Oct. 31 was a special day for Lutherans and Roman Catholics. Pope Francis went to Lund, Sweden, for the joint Lutheran-Catholic ecumenical commemoration of the 500th anniversary of the Reformation led by Martin Luther in 1517 that marked a bitter schism.

What a bloody split that was, after Luther, German priest, monk and theologian of high intellect, pinned his “95 Theses” on a church door in Germany to dramatize his issues against the Catholic Church, many of them crying to be addressed, if not legitimate indeed. You can look it up on the internet.

The Catholic Church got it straight in the face, and Luther was unceremoniously excommunicated. But his move created a divide so deep that things were never the same again. He had shaken the ramparts of an institution believed to be divinely ordained but so immovable and ruled by men with feet of clay.

For church historians, the Reformation was a pivotal point in the history of Christendom that cannot be ignored. The Reformation was the harbinger of things to come—the rise of Protestantism and the Counter Reformation in the Catholic Church among them.

Over the decades after Vatican II (1960s), the Catholic Church has had so many occasions to sincerely say mea maxima culpa for the errors of the past and to seek forgiveness and hold out a hand in reconciliation. Pope John Paul II was a natural in this aspect. Still, it seems never enough. (The human weaknesses and sins of its individual shepherds—as in other religious institutions—are another story.)

Sweden, by the way, played a big part in the troubled years after the Reformation. Catholics in Sweden were persecuted and killed. “As recently as 1951, Catholics were barred from becoming doctors, teachers and nurses, and Catholic convents were banned until the 1970s,” said a report.

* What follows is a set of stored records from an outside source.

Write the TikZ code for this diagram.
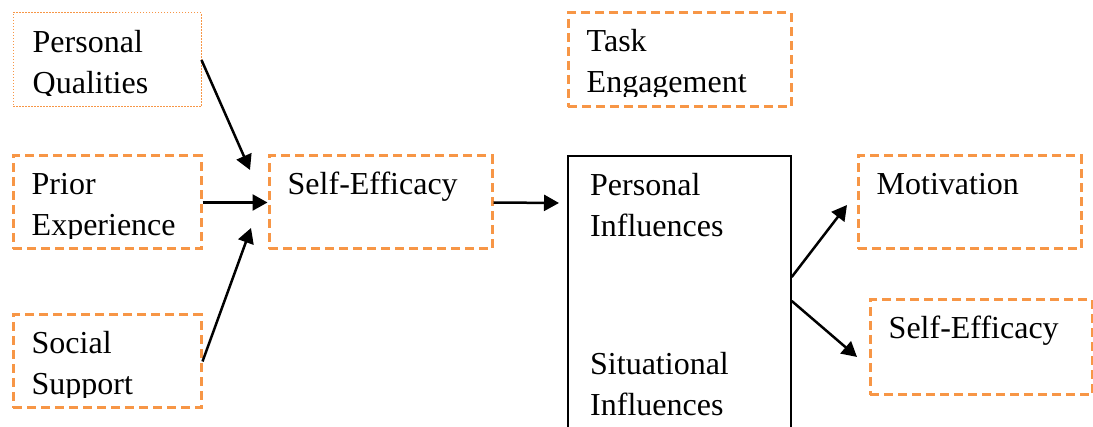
\documentclass[tikz,border=0pt]{standalone}
\usepackage{fontspec}
\setmainfont{Liberation Serif}
\usetikzlibrary{arrows.meta}

\definecolor{boxorange}{RGB}{247,150,70}

\tikzset{
  box/.style={rectangle,inner sep=0pt,minimum width=223pt,minimum height=93pt},
  dashbox/.style={box,draw=boxorange,line width=3pt,dash pattern=on 9pt off 5pt},
  dotbox/.style={box,draw=boxorange,line width=1pt,dash pattern=on 1.5pt off 1.5pt},
  plainbox/.style={box,draw,line width=1.5pt},
  boxtext/.style={anchor=base west,inner sep=0pt,font=\fontsize{32}{41}\selectfont},
  link/.style={line width=2.5pt,-{Triangle[length=15pt,width=16pt]}}
}

% lines of a box, 41pt apart, cut off a little above its lower edge
\newcommand{\boxlines}[2]{%
  \begin{scope}
    \clip (#1.north west) rectangle ([yshift=12pt]#1.south east);
    \foreach \txt [count=\i] in {#2}
      \node[boxtext] (#1-\i) at ([shift={(20pt,{-40pt-41pt*(\i-1)})}]#1.north west) {\txt};
  \end{scope}}

\begin{document}
\begin{tikzpicture}[x=1pt,y=-1pt]
  \useasboundingbox (0,0) rectangle (1093,427);

  % left column
  \node[dotbox,minimum width=188pt,minimum height=94pt] (pq) at (107,60) {};
  \node[dashbox,minimum width=188pt] (pe) at (107,202.5) {};
  \node[dashbox,minimum width=188pt] (ss) at (107,361.5) {};
  \boxlines{pq}{Personal,Qualities}
  \boxlines{pe}{Prior,Experience}
  \boxlines{ss}{Social,Support}

  % middle
  \node[dashbox] (se) at (380.5,202.5) {};
  \boxlines{se}{Self-Efficacy}
  \node[dashbox,minimum height=94pt] (te) at (679.5,60) {};
  \boxlines{te}{Task,Engagement}
  \node[plainbox,minimum height=284pt] (inf) at (679.5,298) {};
  \node[boxtext] (pinf1) at (590,196) {Personal};
  \node[boxtext] (pinf2) at (590,237) {Influences};
  \node[boxtext] (sinf1) at (590,375) {Situational};
  \node[boxtext] (sinf2) at (590,416) {Influences};

  % right column
  \node[dashbox] (mo) at (969.5,202.5) {};
  \boxlines{mo}{Motivation}
  \node[dashbox,minimum width=222pt,minimum height=95pt] (se2) at (981,347.5) {};
  \boxlines{se2}{Self-Efficacy}

  % arrow ends
  \coordinate (se-in1) at (250,170);
  \coordinate (se-in3) at (251,228);
  \coordinate (inf-in) at (559,203);
  \coordinate (mo-in) at (847,205);
  \coordinate (se2-in) at (857,357);

  \draw[link] (pq.east) -- (se-in1);
  \draw[link] (pe) -- (se);
  \draw[link] (ss.east) -- (se-in3);
  \draw[link] (se.east) -- (inf-in);
  \draw[link] ([yshift=21pt]inf.east) -- (mo-in);
  \draw[link] ([yshift=-3pt]inf.east) -- (se2-in);
\end{tikzpicture}
\end{document}
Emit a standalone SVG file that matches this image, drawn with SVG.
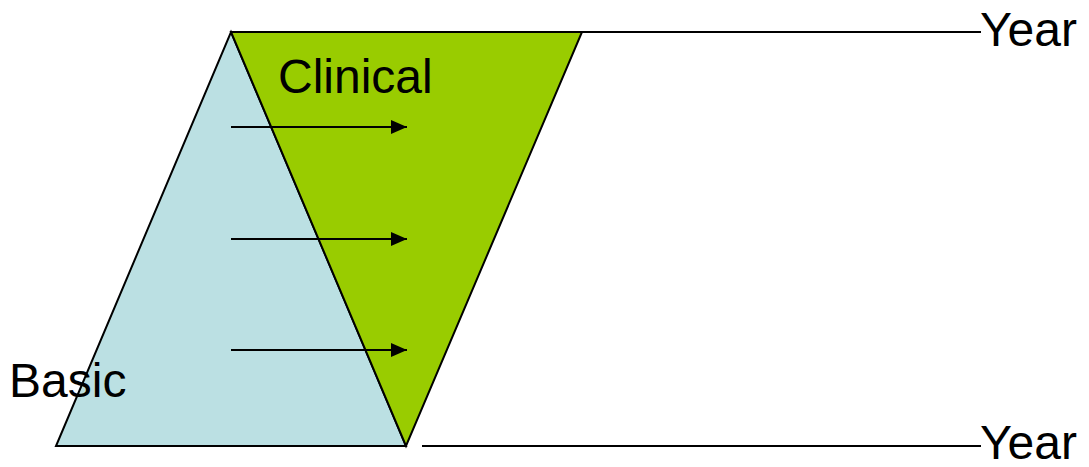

Last Monday night I watched the live, one-and-a-half-hour TV coverage of the Common Prayer Service at the Lund Cathedral where Pope Francis and his Lutheran counterparts took turns, within the liturgy, in expressing their hopes for more dialogue and unity. The statements were crisp and direct to the point. No long sermons. The reality that “what unites us is far greater than what divides us” was repeated several times. “From conflict to communion” was on everyone’s lips.

The liturgy, by the way, was decidedly multiracial and multilingual—and even multigender, with female Archbishop Antje Jackelen sharing the altar with the Pope and the male hierarchy. The two gave each other a peace embrace. (I googled: The Swedish Jackelen, 61, is married and a mother of two.) I spotted quite a number of women in Roman collars on the pews. This kept me smiling.

In a joint declaration, Pope Francis and Bishop Munib Younan, president of the Lutheran World Federation, said: “With gratitude we acknowledge that the Reformation helped give a greater centrality to sacred Scripture in the Church’s life.”

And addressing those in mixed marriages: “We experience the pain of those who share their whole lives, but cannot share God’s redeeming presence at the Eucharistic table. We long for this wound in the body of Christ to be healed. This is the goal of our ecumenical endeavors, which we wish to advance, also be renewing our commitment to theological dialogue.”

Dialogue already began 50 years ago, and in 1999 the Vatican and the Lutheran federation signed a joint declaration on “the doctrine of justification,” which is a core belief in God’s forgiveness of sins and which theme fired up Luther’s “95 Theses.”

“From Conflict to Communion: A Lutheran-Catholic Common Commemoration of the Reformation in 2017” is the title of the 93-page document that accompanied Pope Francis in his journey to Lutheran country. The foreword begins: “Martin Luther’s struggle with God drove and defined his whole life. The question, How can I find a gracious God? plagued him constantly. He found the gracious God in the gospel of Jesus Christ. True theology and the knowledge of God are in the crucified Christ. (“Heidelberg Disputation”)

“Conflict to Communion,” its framers say, “is a way whose goal we have not yet reached.”